GIVEN EXERCISE: Give the listing again exactly, omitting its images.

DATASET EXCERPT:
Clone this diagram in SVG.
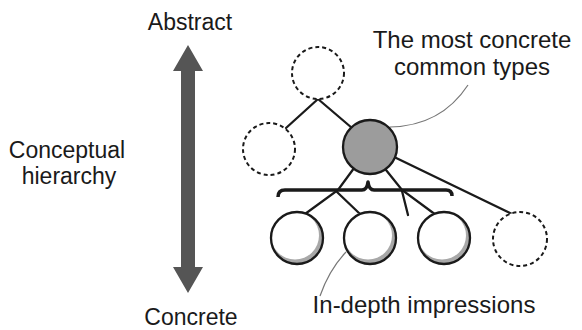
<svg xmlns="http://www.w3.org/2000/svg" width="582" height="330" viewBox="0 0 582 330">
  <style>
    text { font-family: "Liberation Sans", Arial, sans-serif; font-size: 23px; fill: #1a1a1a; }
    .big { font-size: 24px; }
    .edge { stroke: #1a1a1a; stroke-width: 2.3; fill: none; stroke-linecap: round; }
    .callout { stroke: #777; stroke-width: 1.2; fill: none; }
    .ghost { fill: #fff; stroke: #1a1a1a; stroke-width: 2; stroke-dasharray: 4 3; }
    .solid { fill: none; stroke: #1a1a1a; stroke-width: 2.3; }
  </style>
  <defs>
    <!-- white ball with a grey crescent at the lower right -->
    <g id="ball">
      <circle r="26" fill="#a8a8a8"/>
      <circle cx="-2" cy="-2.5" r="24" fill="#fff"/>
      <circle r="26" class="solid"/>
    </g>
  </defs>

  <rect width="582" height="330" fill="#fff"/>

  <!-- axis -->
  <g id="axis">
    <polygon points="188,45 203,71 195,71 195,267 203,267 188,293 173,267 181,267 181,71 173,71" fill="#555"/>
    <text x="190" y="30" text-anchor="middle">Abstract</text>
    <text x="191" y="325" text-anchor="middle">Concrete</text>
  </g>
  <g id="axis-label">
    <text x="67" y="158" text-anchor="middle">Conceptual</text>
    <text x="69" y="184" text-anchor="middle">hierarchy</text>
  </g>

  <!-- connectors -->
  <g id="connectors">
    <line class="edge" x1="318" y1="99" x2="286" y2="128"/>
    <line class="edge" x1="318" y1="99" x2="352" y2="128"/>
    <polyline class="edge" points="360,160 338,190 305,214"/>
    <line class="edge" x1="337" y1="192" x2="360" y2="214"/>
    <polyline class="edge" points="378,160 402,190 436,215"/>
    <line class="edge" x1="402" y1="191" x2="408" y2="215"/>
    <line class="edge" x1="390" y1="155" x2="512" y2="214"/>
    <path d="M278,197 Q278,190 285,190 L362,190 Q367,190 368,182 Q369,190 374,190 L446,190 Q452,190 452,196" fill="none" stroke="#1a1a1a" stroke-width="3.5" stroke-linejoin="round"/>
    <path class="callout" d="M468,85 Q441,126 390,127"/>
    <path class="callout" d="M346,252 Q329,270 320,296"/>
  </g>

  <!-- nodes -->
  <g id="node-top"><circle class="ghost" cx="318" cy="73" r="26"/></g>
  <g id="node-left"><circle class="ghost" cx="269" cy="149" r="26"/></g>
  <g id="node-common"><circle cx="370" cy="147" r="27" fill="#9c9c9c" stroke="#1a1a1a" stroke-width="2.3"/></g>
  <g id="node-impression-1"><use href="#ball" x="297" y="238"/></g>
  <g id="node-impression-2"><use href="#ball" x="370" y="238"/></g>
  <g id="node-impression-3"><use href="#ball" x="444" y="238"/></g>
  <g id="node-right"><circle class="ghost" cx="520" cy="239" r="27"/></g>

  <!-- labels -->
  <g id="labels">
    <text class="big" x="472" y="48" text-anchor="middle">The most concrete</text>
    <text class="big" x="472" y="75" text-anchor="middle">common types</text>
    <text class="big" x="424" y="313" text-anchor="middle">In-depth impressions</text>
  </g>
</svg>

FINISHED EXERCISE:
Clone this diagram in SVG.
<svg xmlns="http://www.w3.org/2000/svg" width="582" height="330" viewBox="0 0 582 330">
  <style>
    text { font-family: "Liberation Sans", Arial, sans-serif; font-size: 23px; fill: #1a1a1a; }
    .big { font-size: 24px; }
    .edge { stroke: #1a1a1a; stroke-width: 2.3; fill: none; stroke-linecap: round; }
    .callout { stroke: #777; stroke-width: 1.2; fill: none; }
    .ghost { fill: #fff; stroke: #1a1a1a; stroke-width: 2; stroke-dasharray: 4 3; }
    .solid { fill: none; stroke: #1a1a1a; stroke-width: 2.3; }
  </style>
  <defs>
    <!-- white ball with a grey crescent at the lower right -->
    <g id="ball">
      <circle r="26" fill="#a8a8a8"/>
      <circle cx="-2" cy="-2.5" r="24" fill="#fff"/>
      <circle r="26" class="solid"/>
    </g>
  </defs>

  <rect width="582" height="330" fill="#fff"/>

  <!-- axis -->
  <g id="axis">
    <polygon points="188,45 203,71 195,71 195,267 203,267 188,293 173,267 181,267 181,71 173,71" fill="#555"/>
    <text x="190" y="30" text-anchor="middle">Abstract</text>
    <text x="191" y="325" text-anchor="middle">Concrete</text>
  </g>
  <g id="axis-label">
    <text x="67" y="158" text-anchor="middle">Conceptual</text>
    <text x="69" y="184" text-anchor="middle">hierarchy</text>
  </g>

  <!-- connectors -->
  <g id="connectors">
    <line class="edge" x1="318" y1="99" x2="286" y2="128"/>
    <line class="edge" x1="318" y1="99" x2="352" y2="128"/>
    <polyline class="edge" points="360,160 338,190 305,214"/>
    <line class="edge" x1="337" y1="192" x2="360" y2="214"/>
    <polyline class="edge" points="378,160 402,190 436,215"/>
    <line class="edge" x1="402" y1="191" x2="408" y2="215"/>
    <line class="edge" x1="390" y1="155" x2="512" y2="214"/>
    <path d="M278,197 Q278,190 285,190 L362,190 Q367,190 368,182 Q369,190 374,190 L446,190 Q452,190 452,196" fill="none" stroke="#1a1a1a" stroke-width="3.5" stroke-linejoin="round"/>
    <path class="callout" d="M468,85 Q441,126 390,127"/>
    <path class="callout" d="M346,252 Q329,270 320,296"/>
  </g>

  <!-- nodes -->
  <g id="node-top"><circle class="ghost" cx="318" cy="73" r="26"/></g>
  <g id="node-left"><circle class="ghost" cx="269" cy="149" r="26"/></g>
  <g id="node-common"><circle cx="370" cy="147" r="27" fill="#9c9c9c" stroke="#1a1a1a" stroke-width="2.3"/></g>
  <g id="node-impression-1"><use href="#ball" x="297" y="238"/></g>
  <g id="node-impression-2"><use href="#ball" x="370" y="238"/></g>
  <g id="node-impression-3"><use href="#ball" x="444" y="238"/></g>
  <g id="node-right"><circle class="ghost" cx="520" cy="239" r="27"/></g>

  <!-- labels -->
  <g id="labels">
    <text class="big" x="472" y="48" text-anchor="middle">The most concrete</text>
    <text class="big" x="472" y="75" text-anchor="middle">common types</text>
    <text class="big" x="424" y="313" text-anchor="middle">In-depth impressions</text>
  </g>
</svg>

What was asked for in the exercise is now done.